PwC’s eighth edition of the Hotels outlook: 2018-2022, states an increase in the number of foreign and domestic travellers, as well as an expansion in a number of hotel chains on the continent reinforce the hotel sector’s untapped potential for business growth.
The report includes information about hotel accommodation in South Africa, Nigeria, Mauritius, Kenya and Tanzania. It projects hotel room revenue for the five markets as a group will increase at a 7.4 percent compound annual rate to ZAR50.5 billion (USD3.76 billion) in 2022 from ZAR35.2 billion (USD2.62 billion) in 2017.
In South African specifically, hotel room revenue is expected to expand to ZAR21.8 billion (USD1.62 billion) in 2022, up 5.6 percent, compounded annually, from R16.6 billion (USD1.24 billion) in 2017.

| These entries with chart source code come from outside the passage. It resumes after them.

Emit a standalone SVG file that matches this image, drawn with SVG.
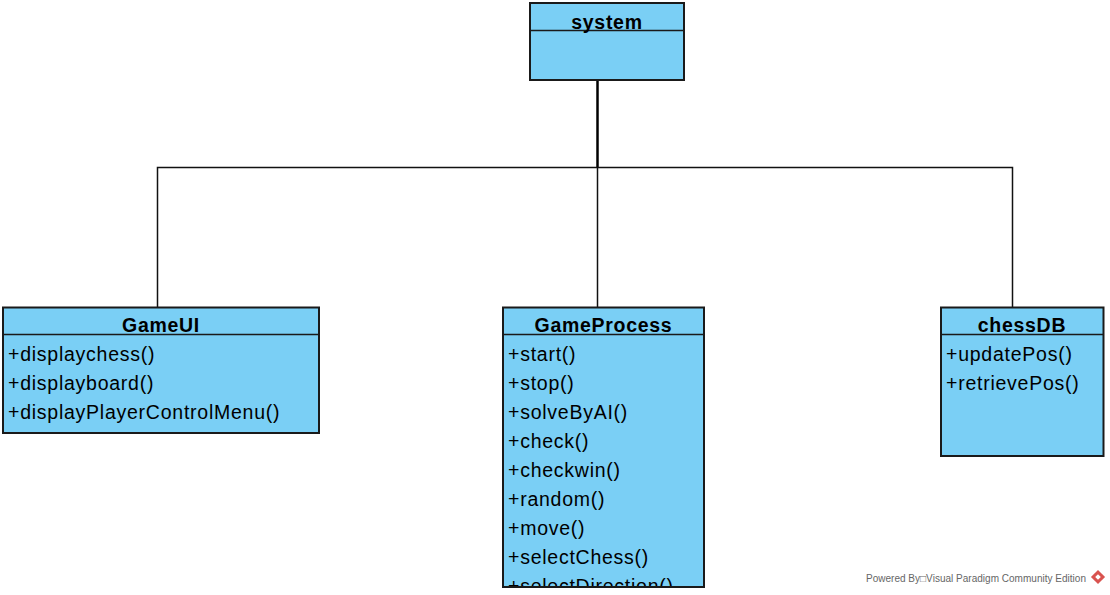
<svg xmlns="http://www.w3.org/2000/svg" width="1110" height="595" viewBox="0 0 1110 595">
<style>
.box{fill:#7ACFF5;stroke:#1a1a1a;stroke-width:2}
.sep{stroke:#1a1a1a;stroke-width:1.5}
.title{font-family:"Liberation Sans",Arial,sans-serif;font-size:19.5px;font-weight:bold;fill:#000;text-anchor:middle;letter-spacing:0.7px}
.mem{font-family:"Liberation Sans",Arial,sans-serif;font-size:19.5px;fill:#000;letter-spacing:0.75px}
.conn{fill:none;stroke:#111;stroke-width:1.5}
.foot{font-family:"Liberation Sans",Arial,sans-serif;font-size:10px;fill:#666}
</style>
<defs>
<clipPath id="gpclip"><rect x="503" y="335" width="201" height="251"/></clipPath>
</defs>
<rect width="1110" height="595" fill="#fff"/>
<g id="connectors">
<line x1="597.5" y1="80" x2="597.5" y2="167.5" stroke="#000" stroke-width="2.5"/>
<polyline class="conn" points="157.5,307 157.5,167.5 1012.5,167.5 1012.5,307"/>
<line class="conn" x1="597.5" y1="167.5" x2="597.5" y2="307"/>
</g>
<g id="system">
<rect class="box" x="530" y="3" width="154" height="77"/>
<line class="sep" x1="530" y1="30.5" x2="684" y2="30.5"/>
<text class="title" x="607" y="29">system</text>
</g>
<g id="GameUI">
<rect class="box" x="3" y="307.5" width="316" height="125.5"/>
<line class="sep" x1="3" y1="334.5" x2="319" y2="334.5"/>
<text class="title" x="161" y="332">GameUI</text>
<text class="mem" x="8" y="361">+displaychess()</text>
<text class="mem" x="8" y="390">+displayboard()</text>
<text class="mem" x="8" y="419">+displayPlayerControlMenu()</text>
</g>
<g id="GameProcess">
<rect class="box" x="503" y="307.5" width="201" height="279.5"/>
<line class="sep" x1="503" y1="334.5" x2="704" y2="334.5"/>
<text class="title" x="603.5" y="332">GameProcess</text>
<g clip-path="url(#gpclip)">
<text class="mem" x="508" y="361">+start()</text>
<text class="mem" x="508" y="390">+stop()</text>
<text class="mem" x="508" y="419">+solveByAI()</text>
<text class="mem" x="508" y="448">+check()</text>
<text class="mem" x="508" y="477">+checkwin()</text>
<text class="mem" x="508" y="506">+random()</text>
<text class="mem" x="508" y="535">+move()</text>
<text class="mem" x="508" y="564">+selectChess()</text>
<text class="mem" x="508" y="593">+selectDirection()</text>
</g>
</g>
<g id="chessDB">
<rect class="box" x="941" y="307.5" width="162.5" height="148.5"/>
<line class="sep" x1="941" y1="334.5" x2="1103.5" y2="334.5"/>
<text class="title" x="1022" y="332">chessDB</text>
<text class="mem" x="946" y="361">+updatePos()</text>
<text class="mem" x="946" y="390">+retrievePos()</text>
</g>
<g id="footer">
<text class="foot" x="866" y="582" textLength="220" lengthAdjust="spacing">Powered By□Visual Paradigm Community Edition</text>
<g transform="translate(1098,577) rotate(45)">
<rect x="-5" y="-5" width="10" height="10" fill="#d9534f"/>
<rect x="-2" y="-2" width="4" height="4" fill="#fff"/>
</g>
</g>
</svg>
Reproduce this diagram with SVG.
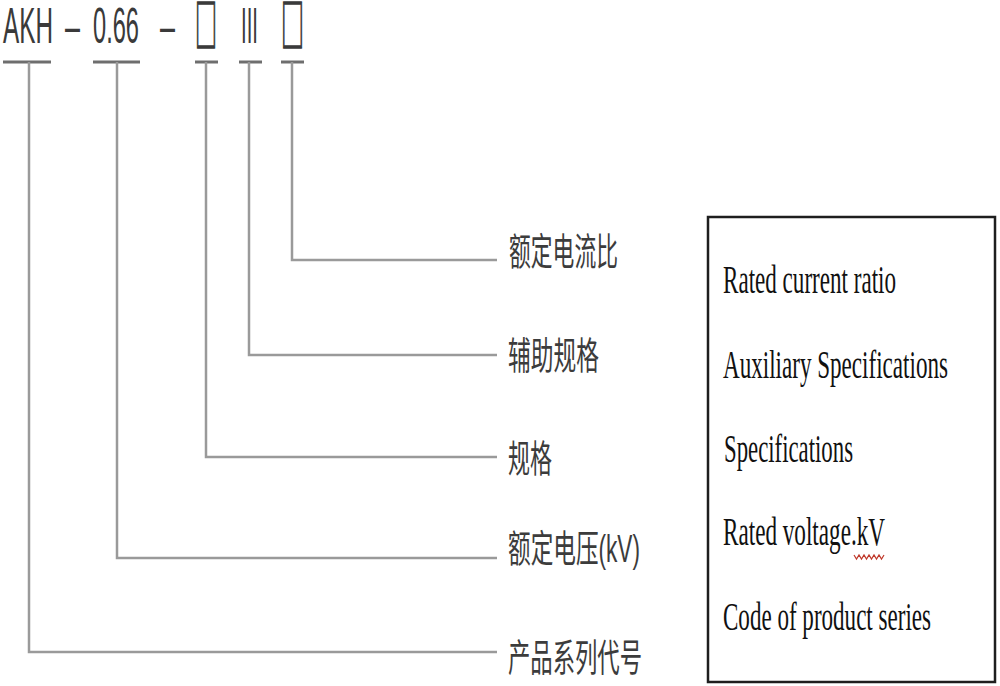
<svg xmlns="http://www.w3.org/2000/svg" width="1000" height="686" viewBox="0 0 1000 686">
<style>
.code{font-family:"Liberation Sans",Arial,sans-serif;font-size:50px;fill:#3a3a3a}
.box{font-family:"Noto Sans CJK SC","DejaVu Sans",sans-serif;font-size:56px;fill:#3a3a3a;stroke:#3a3a3a;stroke-width:1.4}
.ul{stroke:#6e6e6e;stroke-width:3;fill:none}
.cn{font-family:"Liberation Sans","Noto Sans CJK SC",sans-serif;font-size:38px;fill:#3c3c3c}
.en{font-family:"Liberation Serif","Times New Roman",serif;font-size:40px;fill:#111}
.conn{stroke:#9a9a9a;stroke-width:2.5;fill:none}
</style>
<rect width="1000" height="686" fill="#fff"/>
<g id="code-akh">
<text class="code" x="3" y="43" textLength="50" lengthAdjust="spacingAndGlyphs">AKH</text>
<line class="ul" x1="3" y1="62" x2="51" y2="62"/>
</g>
<text class="code" x="65" y="43" textLength="15" lengthAdjust="spacingAndGlyphs">–</text>
<g id="code-voltage">
<text class="code" x="93" y="43" textLength="46" lengthAdjust="spacingAndGlyphs">0.66</text>
<line class="ul" x1="93" y1="62" x2="140" y2="62"/>
</g>
<text class="code" x="160" y="43" textLength="15" lengthAdjust="spacingAndGlyphs">–</text>
<g id="code-spec">
<text class="box" x="195" y="46" textLength="22" lengthAdjust="spacingAndGlyphs">□</text>
<line class="ul" x1="195" y1="62" x2="218" y2="62"/>
</g>
<g id="code-aux">
<text class="code" x="241" y="43" textLength="17" lengthAdjust="spacingAndGlyphs">III</text>
<line class="ul" x1="239" y1="62" x2="262" y2="62"/>
</g>
<g id="code-ratio">
<text class="box" x="281" y="46" textLength="23" lengthAdjust="spacingAndGlyphs">□</text>
<line class="ul" x1="281" y1="62" x2="304" y2="62"/>
</g>
<g id="connectors">
<polyline class="conn" points="292,62 292,260 497,260"/>
<polyline class="conn" points="249,62 249,355 497,355"/>
<polyline class="conn" points="206,62 206,457 497,457"/>
<polyline class="conn" points="117,62 117,558 497,558"/>
<polyline class="conn" points="29,62 29,652 497,652"/>
</g>
<g id="label-ratio"><text class="cn" x="509" y="265" textLength="109" lengthAdjust="spacingAndGlyphs">额定电流比</text></g>
<g id="label-aux"><text class="cn" x="508" y="369" textLength="91" lengthAdjust="spacingAndGlyphs">辅助规格</text></g>
<g id="label-spec"><text class="cn" x="508" y="472" textLength="44" lengthAdjust="spacingAndGlyphs">规格</text></g>
<g id="label-voltage"><text class="cn" x="508" y="562" textLength="132" lengthAdjust="spacingAndGlyphs">额定电压(kV)</text></g>
<g id="label-series"><text class="cn" x="508" y="671" textLength="134" lengthAdjust="spacingAndGlyphs">产品系列代号</text></g>
<g id="legend">
<rect x="708" y="217" width="287" height="465" fill="none" stroke="#1e1e1e" stroke-width="2.5"/>
<text class="en" x="723" y="293" textLength="173" lengthAdjust="spacingAndGlyphs">Rated current ratio</text>
<text class="en" x="723" y="378" textLength="225" lengthAdjust="spacingAndGlyphs">Auxiliary Specifications</text>
<text class="en" x="724" y="462" textLength="129" lengthAdjust="spacingAndGlyphs">Specifications</text>
<text class="en" x="723" y="545" textLength="162" lengthAdjust="spacingAndGlyphs">Rated voltage.kV</text>
<path d="M854,555 l2.5,4 l2.5,-4 l2.5,4 l2.5,-4 l2.5,4 l2.5,-4 l2.5,4 l2.5,-4 l2.5,4 l2.5,-4 l2.5,4 l2.5,-4" fill="none" stroke="#c0392b" stroke-width="1.2"/>
<text class="en" x="723" y="630" textLength="208" lengthAdjust="spacingAndGlyphs">Code of product series</text>
</g>
</svg>
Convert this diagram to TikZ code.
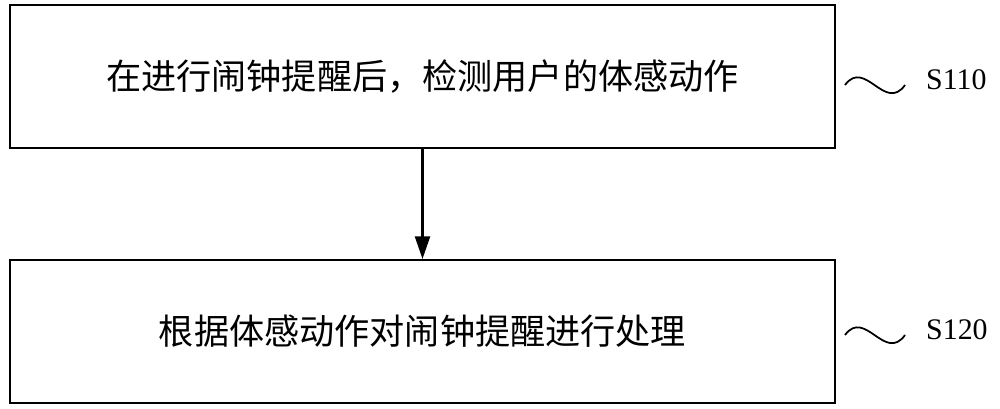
\documentclass[tikz,border=0pt]{standalone}
\usepackage{fontspec}
\setmainfont{Liberation Serif}
\newfontfamily\cjk{Noto Sans CJK SC}
\usetikzlibrary{arrows.meta}
\begin{document}
\begin{tikzpicture}
\tikzset{stepbox/.style={draw,line width=1.2pt,minimum width=16.5cm,minimum height=2.86cm,font=\cjk\fontsize{20}{24}\selectfont},
lbl/.style={font=\fontsize{17}{20}\selectfont,anchor=west},
sq/.style={line width=1pt}}
\useasboundingbox (0,0) rectangle (20,8.16);
\node[stepbox] (a) at (8.45,6.63) {在进行闹钟提醒后，检测用户的体感动作};
\node[stepbox] (b) at (8.45,1.53) {根据体感动作对闹钟提醒进行处理};
\draw[line width=1.2pt,-{Triangle[length=0.45cm,width=0.3cm]}] (a.south) -- (b.north);
\node[lbl] (la) at (18.4,6.56) {S110};
\node[lbl] (lb) at (18.4,1.56) {S120};
\draw[sq] (16.9,6.46) .. controls (17.3,7.0) and (17.7,5.9) .. (18.1,6.46);
\draw[sq] (16.9,1.46) .. controls (17.3,2.0) and (17.7,0.9) .. (18.1,1.46);
\end{tikzpicture}
\end{document}
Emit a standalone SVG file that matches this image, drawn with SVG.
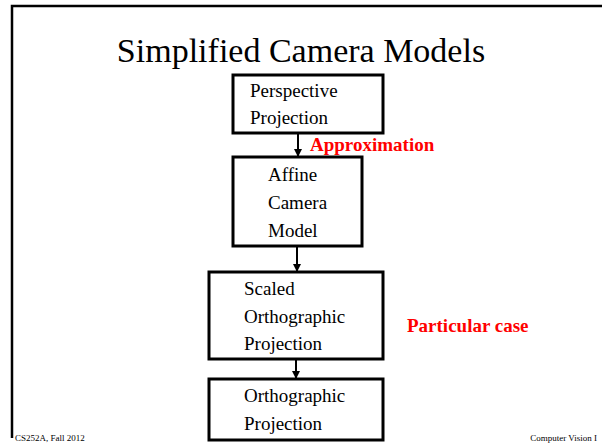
<svg xmlns="http://www.w3.org/2000/svg" width="602" height="447" viewBox="0 0 602 447">
<style>
.box{fill:#fff;stroke:#000;stroke-width:3}
.t{font-family:"Liberation Serif","Times New Roman",serif;font-size:19px;fill:#000}
.red{font-family:"Liberation Serif","Times New Roman",serif;font-size:19px;font-weight:bold;fill:#ff0000}
.foot{font-family:"Liberation Serif","Times New Roman",serif;font-size:9px;fill:#000}
.conn{stroke:#000;stroke-width:2;fill:none}
</style>
<defs>
<marker id="ah" viewBox="0 0 10 10" refX="10" refY="5" markerWidth="4" markerHeight="4" orient="auto" markerUnits="strokeWidth">
<path d="M0,0 L10,5 L0,10 z" fill="#000"/>
</marker>
</defs>
<rect width="602" height="447" fill="#fff"/>
<path d="M12,438 V6 H602" fill="none" stroke="#000" stroke-width="2.5"/>
<text x="301" y="62" text-anchor="middle" font-family="Liberation Serif, Times New Roman, serif" font-size="34">Simplified Camera Models</text>
<g id="connectors">
<line class="conn" x1="298" y1="133" x2="298" y2="157" marker-end="url(#ah)"/>
<line class="conn" x1="297" y1="246" x2="297" y2="272" marker-end="url(#ah)"/>
<line class="conn" x1="296" y1="359" x2="296" y2="379" marker-end="url(#ah)"/>
</g>
<g id="perspective">
<rect class="box" x="233" y="75" width="150" height="58"/>
<text class="t" x="250" y="97">Perspective</text>
<text class="t" x="250" y="124">Projection</text>
</g>
<g id="affine">
<rect class="box" x="233" y="157" width="129" height="89"/>
<text class="t" x="268" y="181">Affine</text>
<text class="t" x="268" y="209">Camera</text>
<text class="t" x="268" y="237">Model</text>
</g>
<g id="scaled">
<rect class="box" x="209" y="272" width="174" height="87"/>
<text class="t" x="244" y="295">Scaled</text>
<text class="t" x="244" y="323">Orthographic</text>
<text class="t" x="244" y="350">Projection</text>
</g>
<g id="ortho">
<rect class="box" x="209" y="379" width="174" height="61"/>
<text class="t" x="244" y="402">Orthographic</text>
<text class="t" x="244" y="430">Projection</text>
</g>
<text class="red" x="310" y="151">Approximation</text>
<text class="red" x="407" y="332">Particular case</text>
<text class="foot" x="15" y="441">CS252A, Fall 2012</text>
<text class="foot" x="597" y="441" text-anchor="end">Computer Vision I</text>
</svg>
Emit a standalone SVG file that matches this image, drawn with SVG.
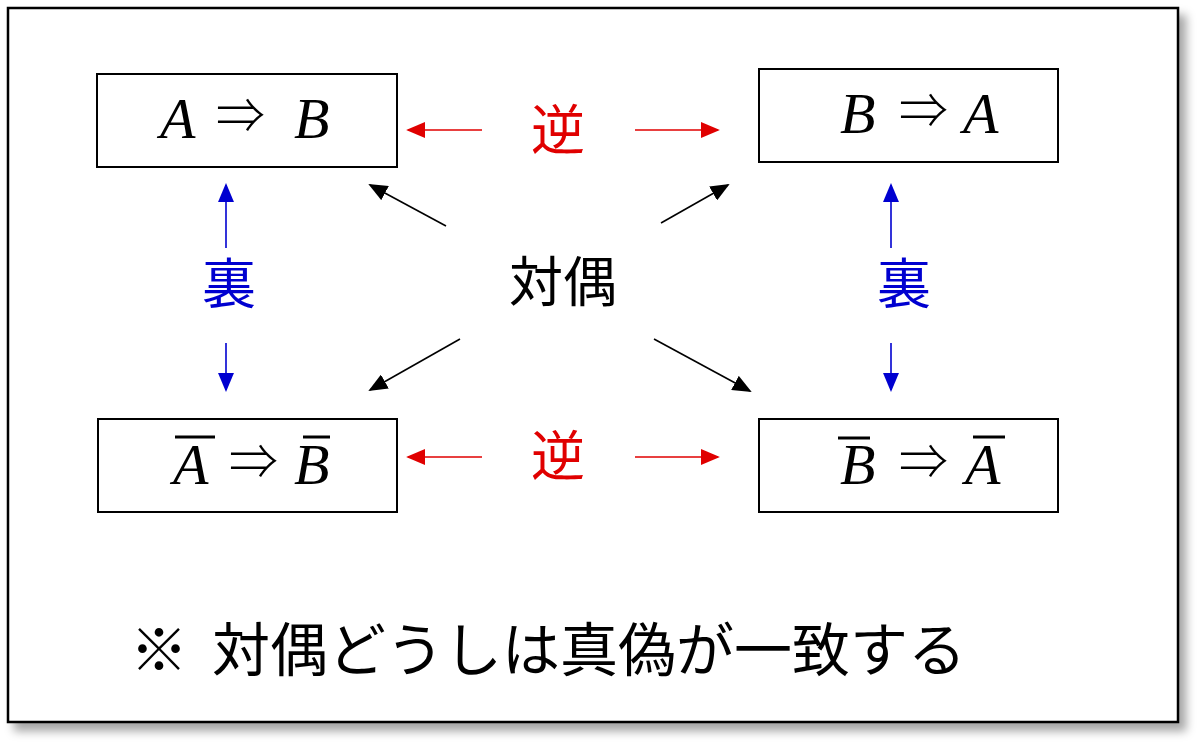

The growth in hotel rooms in South Africa, remains similar to that forecast in PwC’s 2017 Hotels Outlook with an additional 2,900 rooms to be added over the next five years. The report also forecasts occupancy rates to continue to grow over the forecast period to reach 62.5 percent in 2022.
International visitor numbers to South Africa continued to grow with a 2.4 percent increase overall.
After jumping 38 percent in 2016, visitors from China to South Africa fell 17 percent in 2017. Travellers from India rose a modest 2.7 percent in 2017, well below the 21.7 percent increase recorded in 2016.
Of non-African countries, the UK is still the largest source of visitors to South Africa at 447,901 in 2017, contributing to the overall growth of 7.2 percent in visitors from non-African countries in 2017.
Of African visitors, the largest number came from Zimbabwe at two million, followed by Lesotho at 1.8 million and Mozambique at 1.3 million.
The outlook for this year remains positive albeit at lower percentages than experienced in 2016. The report projects that the number of foreign visitors and domestic tourism will increase by 5.3 percent this year.
The total number of travellers in South Africa is expected to reach 19.5 million by 2022, a four percent compound annual increase from 16 million in 2017.
South Africa is projected to be the slowest growing market with a 5.6 percent compound annual increase in room revenue.
Nigeria, meanwhile, is expected to be the fastest-growing country over the next five years. A number of new hotels are scheduled to be opened during this time. Continued improvement in the domestic economy will also lead to faster growth in guest nights.
Kenya, Tanzania and Mauritius should be the next fastest growing, with compound annual increases of 9.6 percent, 9.1 percent and 7.2 percent, respectively.